— Start Data segment —
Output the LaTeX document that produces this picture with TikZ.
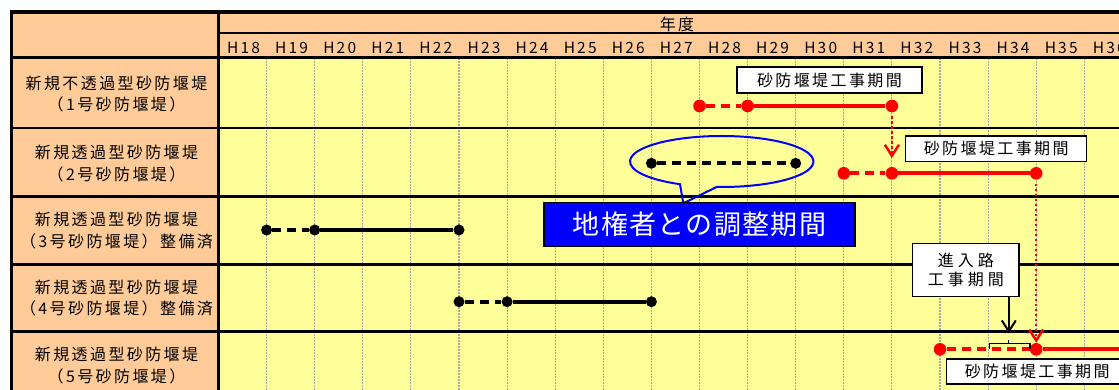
\documentclass[tikz,border=0pt]{standalone}
\usepackage{fontspec}
\setmainfont{Noto Sans CJK JP}
\newfontfamily\jpA[LetterSpace=15]{Noto Sans CJK JP}
\newfontfamily\jpB[LetterSpace=25]{Noto Sans CJK JP}
\newfontfamily\jpC[LetterSpace=5]{Noto Sans CJK JP}
\newfontfamily\jpH[LetterSpace=14]{Noto Sans CJK JP}
\usetikzlibrary{arrows.meta,calc}
\definecolor{hdr}{HTML}{FFCC99}
\definecolor{ylw}{HTML}{FFFF99}
\definecolor{grd}{HTML}{A8A8A8}
\definecolor{pblue}{HTML}{0000FF}
\begin{document}
\begin{tikzpicture}[x=1pt,y=-1pt,
  gridln/.style={grd,line width=1.1pt,dash pattern=on 2pt off 1pt},
  frm/.style={black,line width=2.6pt},
  hlab/.style={font=\jpH\fontsize{15.5}{18}\selectfont,inner sep=0pt},
  rlab/.style={font=\jpA\fontsize{16}{21.5}\selectfont,align=center,inner sep=0pt},
  dotR/.style={circle,fill=red,inner sep=0pt,minimum size=12.6pt},
  dotK/.style={circle,fill=black,inner sep=0pt,minimum size=11pt},
  lnR/.style={red,line width=4pt},
  lnRd/.style={lnR,dash pattern=on 9pt off 6pt},
  lnK/.style={black,line width=3.6pt},
  lnKd/.style={lnK,dash pattern=on 9pt off 6pt},
  cbox/.style={draw=black,fill=white,line width=1.5pt,inner sep=0pt,
    font=\jpA\fontsize{16}{19}\selectfont,align=center},
  arR/.style={red,line width=2.5pt,dash pattern=on 2.5pt off 2.5pt,
    -{Straight Barb[length=11pt,width=14pt]}},
  arK/.style={black,line width=2pt,-{Straight Barb[length=11pt,width=14pt]}},
  callout/.style={pblue,line width=2pt}
]
\clip (0,0) rectangle (1119,390);
\fill[white] (0,0) rectangle (1119,390);
% backgrounds
\fill[hdr] (10,10) rectangle (1130,400);
\fill[ylw] (218,58) rectangle (1130,400);
% grid
\foreach \k in {1,...,18}
  \draw[gridln] ({218.5+48.1*\k},58) -- ({218.5+48.1*\k},400);
% frame and row lines
\draw[black,line width=4pt] (10,12) -- (1130,12);
\draw[black,line width=3.5pt] (11.5,10) -- (11.5,400);
\draw[black,line width=2pt] (218,33.3) -- (1130,33.3);
\draw[black,line width=3pt] (10,58) -- (1130,58);
\foreach \yy in {128,196.5,264.3,331.7}
  \draw[frm] (10,\yy) -- (1130,\yy);
\draw[black,line width=3pt] (218,12) -- (218,400);
% header texts
\node[font=\jpA\fontsize{16}{18}\selectfont,inner sep=0pt] (nendo) at (677,24.5) {年度};
\foreach \k [count=\n from 18] in {0,...,18}
  \node[hlab] (h\n) at ({243.5+48.1*\k},47.5) {H\n};
% row labels
\node[rlab] (l1) at (116.5,94) {新規不透過型砂防堰堤\\（1号砂防堰堤）};
\node[rlab] (l2) at (116.5,163.3) {新規透過型砂防堰堤\\（2号砂防堰堤）};
\node[rlab] (l3) at (116.5,230.7) {新規透過型砂防堰堤\\（3号砂防堰堤）整備済};
\node[rlab] (l4) at (116.5,298) {新規透過型砂防堰堤\\（4号砂防堰堤）整備済};
\node[rlab] (l5) at (116.5,365.7) {新規透過型砂防堰堤\\（5号砂防堰堤）};
% callout ellipse
\coordinate (ctip) at (683.3,203.3);
\draw[callout] (ctip) -- (716.74,186.96)
  arc[start angle=93.1,end angle=-242.95,x radius=91.7,y radius=25.5] -- cycle;
% row 1
\node[dotR] (a1) at (699.5,106) {};
\node[dotR] (a2) at (747.6,106) {};
\node[dotR] (a3) at (891.9,106) {};
\draw[lnRd] (a1) -- (a2);
\draw[lnR] (a2) -- (a3);
% row 2
\node[dotK] (b1) at (651.4,163.3) {};
\node[dotK] (b2) at (795.7,163.3) {};
\draw[lnKd] (b1) -- (b2);
\node[dotR] (c1) at (843.8,173.3) {};
\node[dotR] (c2) at (891.9,173.3) {};
\node[dotR] (c3) at (1036.2,173.3) {};
\draw[lnRd] (c1) -- (c2);
\draw[lnR] (c2) -- (c3);
% row 3
\node[dotK] (d1) at (266.6,230) {};
\node[dotK] (d2) at (314.7,230) {};
\node[dotK] (d3) at (459,230) {};
\draw[lnKd] (d1) -- (d2);
\draw[lnK] (d2) -- (d3);
% row 4
\node[dotK] (e1) at (459,301.7) {};
\node[dotK] (e2) at (507.1,301.7) {};
\node[dotK] (e3) at (651.4,301.7) {};
\draw[lnKd] (e1) -- (e2);
\draw[lnK] (e2) -- (e3);
% row 5
\node[dotR] (f1) at (940,349.3) {};
\node[dotR] (f2) at (1036.2,349.3) {};
\coordinate (fend) at (1130,349.3);
\draw[lnRd] (f1) -- (f2);
\draw[lnR] (f2) -- (fend);
% boxes
\node[cbox,minimum width=184.7pt,minimum height=26pt] (k1) at (829.4,80) {砂防堰堤工事期間};
\node[cbox,minimum width=181pt,minimum height=25.7pt] (k2) at (996.2,148.9) {砂防堰堤工事期間};
\node[cbox,minimum width=181pt,minimum height=25pt] (k5) at (1037.2,371.5) {砂防堰堤工事期間};
\node[cbox,font=\jpB\fontsize{16}{19}\selectfont,minimum width=106.3pt,minimum height=53.4pt] (kin) at (965.85,270) {進入路\\工事期間};
\node[draw=black,fill=pblue,text=white,line width=1.5pt,inner sep=0pt,
  minimum width=311pt,minimum height=44pt,font=\jpC\fontsize{27}{30}\selectfont]
  (kb) at (699.5,224.7) {地権者との調整期間};
% arrows
\draw[arR,shorten <=4pt,shorten >=8.7pt] (a3) -- (c2);
\draw[arR,shorten <=4pt] (c3) -- (f2);
\coordinate (brk) at (1008.8,340);
\draw[arK,shorten >=6.7pt] (kin.south -| brk) -- (brk);
\draw[black,line width=1.2pt] (989.3,348.5) -- (989.3,343.3) -- (1030,343.3) -- (1030,348.5);
\draw[black,line width=1.2pt] (brk) -- (1008.8,343.3);
\end{tikzpicture}
\end{document}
— End Data segment —
Omitting all images, print the listing exactly.

> [Exercise result]:
Output the LaTeX document that produces this picture with TikZ.
\documentclass[tikz,border=0pt]{standalone}
\usepackage{fontspec}
\setmainfont{Noto Sans CJK JP}
\newfontfamily\jpA[LetterSpace=15]{Noto Sans CJK JP}
\newfontfamily\jpB[LetterSpace=25]{Noto Sans CJK JP}
\newfontfamily\jpC[LetterSpace=5]{Noto Sans CJK JP}
\newfontfamily\jpH[LetterSpace=14]{Noto Sans CJK JP}
\usetikzlibrary{arrows.meta,calc}
\definecolor{hdr}{HTML}{FFCC99}
\definecolor{ylw}{HTML}{FFFF99}
\definecolor{grd}{HTML}{A8A8A8}
\definecolor{pblue}{HTML}{0000FF}
\begin{document}
\begin{tikzpicture}[x=1pt,y=-1pt,
  gridln/.style={grd,line width=1.1pt,dash pattern=on 2pt off 1pt},
  frm/.style={black,line width=2.6pt},
  hlab/.style={font=\jpH\fontsize{15.5}{18}\selectfont,inner sep=0pt},
  rlab/.style={font=\jpA\fontsize{16}{21.5}\selectfont,align=center,inner sep=0pt},
  dotR/.style={circle,fill=red,inner sep=0pt,minimum size=12.6pt},
  dotK/.style={circle,fill=black,inner sep=0pt,minimum size=11pt},
  lnR/.style={red,line width=4pt},
  lnRd/.style={lnR,dash pattern=on 9pt off 6pt},
  lnK/.style={black,line width=3.6pt},
  lnKd/.style={lnK,dash pattern=on 9pt off 6pt},
  cbox/.style={draw=black,fill=white,line width=1.5pt,inner sep=0pt,
    font=\jpA\fontsize{16}{19}\selectfont,align=center},
  arR/.style={red,line width=2.5pt,dash pattern=on 2.5pt off 2.5pt,
    -{Straight Barb[length=11pt,width=14pt]}},
  arK/.style={black,line width=2pt,-{Straight Barb[length=11pt,width=14pt]}},
  callout/.style={pblue,line width=2pt}
]
\clip (0,0) rectangle (1119,390);
\fill[white] (0,0) rectangle (1119,390);
% backgrounds
\fill[hdr] (10,10) rectangle (1130,400);
\fill[ylw] (218,58) rectangle (1130,400);
% grid
\foreach \k in {1,...,18}
  \draw[gridln] ({218.5+48.1*\k},58) -- ({218.5+48.1*\k},400);
% frame and row lines
\draw[black,line width=4pt] (10,12) -- (1130,12);
\draw[black,line width=3.5pt] (11.5,10) -- (11.5,400);
\draw[black,line width=2pt] (218,33.3) -- (1130,33.3);
\draw[black,line width=3pt] (10,58) -- (1130,58);
\foreach \yy in {128,196.5,264.3,331.7}
  \draw[frm] (10,\yy) -- (1130,\yy);
\draw[black,line width=3pt] (218,12) -- (218,400);
% header texts
\node[font=\jpA\fontsize{16}{18}\selectfont,inner sep=0pt] (nendo) at (677,24.5) {年度};
\foreach \k [count=\n from 18] in {0,...,18}
  \node[hlab] (h\n) at ({243.5+48.1*\k},47.5) {H\n};
% row labels
\node[rlab] (l1) at (116.5,94) {新規不透過型砂防堰堤\\（1号砂防堰堤）};
\node[rlab] (l2) at (116.5,163.3) {新規透過型砂防堰堤\\（2号砂防堰堤）};
\node[rlab] (l3) at (116.5,230.7) {新規透過型砂防堰堤\\（3号砂防堰堤）整備済};
\node[rlab] (l4) at (116.5,298) {新規透過型砂防堰堤\\（4号砂防堰堤）整備済};
\node[rlab] (l5) at (116.5,365.7) {新規透過型砂防堰堤\\（5号砂防堰堤）};
% callout ellipse
\coordinate (ctip) at (683.3,203.3);
\draw[callout] (ctip) -- (716.74,186.96)
  arc[start angle=93.1,end angle=-242.95,x radius=91.7,y radius=25.5] -- cycle;
% row 1
\node[dotR] (a1) at (699.5,106) {};
\node[dotR] (a2) at (747.6,106) {};
\node[dotR] (a3) at (891.9,106) {};
\draw[lnRd] (a1) -- (a2);
\draw[lnR] (a2) -- (a3);
% row 2
\node[dotK] (b1) at (651.4,163.3) {};
\node[dotK] (b2) at (795.7,163.3) {};
\draw[lnKd] (b1) -- (b2);
\node[dotR] (c1) at (843.8,173.3) {};
\node[dotR] (c2) at (891.9,173.3) {};
\node[dotR] (c3) at (1036.2,173.3) {};
\draw[lnRd] (c1) -- (c2);
\draw[lnR] (c2) -- (c3);
% row 3
\node[dotK] (d1) at (266.6,230) {};
\node[dotK] (d2) at (314.7,230) {};
\node[dotK] (d3) at (459,230) {};
\draw[lnKd] (d1) -- (d2);
\draw[lnK] (d2) -- (d3);
% row 4
\node[dotK] (e1) at (459,301.7) {};
\node[dotK] (e2) at (507.1,301.7) {};
\node[dotK] (e3) at (651.4,301.7) {};
\draw[lnKd] (e1) -- (e2);
\draw[lnK] (e2) -- (e3);
% row 5
\node[dotR] (f1) at (940,349.3) {};
\node[dotR] (f2) at (1036.2,349.3) {};
\coordinate (fend) at (1130,349.3);
\draw[lnRd] (f1) -- (f2);
\draw[lnR] (f2) -- (fend);
% boxes
\node[cbox,minimum width=184.7pt,minimum height=26pt] (k1) at (829.4,80) {砂防堰堤工事期間};
\node[cbox,minimum width=181pt,minimum height=25.7pt] (k2) at (996.2,148.9) {砂防堰堤工事期間};
\node[cbox,minimum width=181pt,minimum height=25pt] (k5) at (1037.2,371.5) {砂防堰堤工事期間};
\node[cbox,font=\jpB\fontsize{16}{19}\selectfont,minimum width=106.3pt,minimum height=53.4pt] (kin) at (965.85,270) {進入路\\工事期間};
\node[draw=black,fill=pblue,text=white,line width=1.5pt,inner sep=0pt,
  minimum width=311pt,minimum height=44pt,font=\jpC\fontsize{27}{30}\selectfont]
  (kb) at (699.5,224.7) {地権者との調整期間};
% arrows
\draw[arR,shorten <=4pt,shorten >=8.7pt] (a3) -- (c2);
\draw[arR,shorten <=4pt] (c3) -- (f2);
\coordinate (brk) at (1008.8,340);
\draw[arK,shorten >=6.7pt] (kin.south -| brk) -- (brk);
\draw[black,line width=1.2pt] (989.3,348.5) -- (989.3,343.3) -- (1030,343.3) -- (1030,348.5);
\draw[black,line width=1.2pt] (brk) -- (1008.8,343.3);
\end{tikzpicture}
\end{document}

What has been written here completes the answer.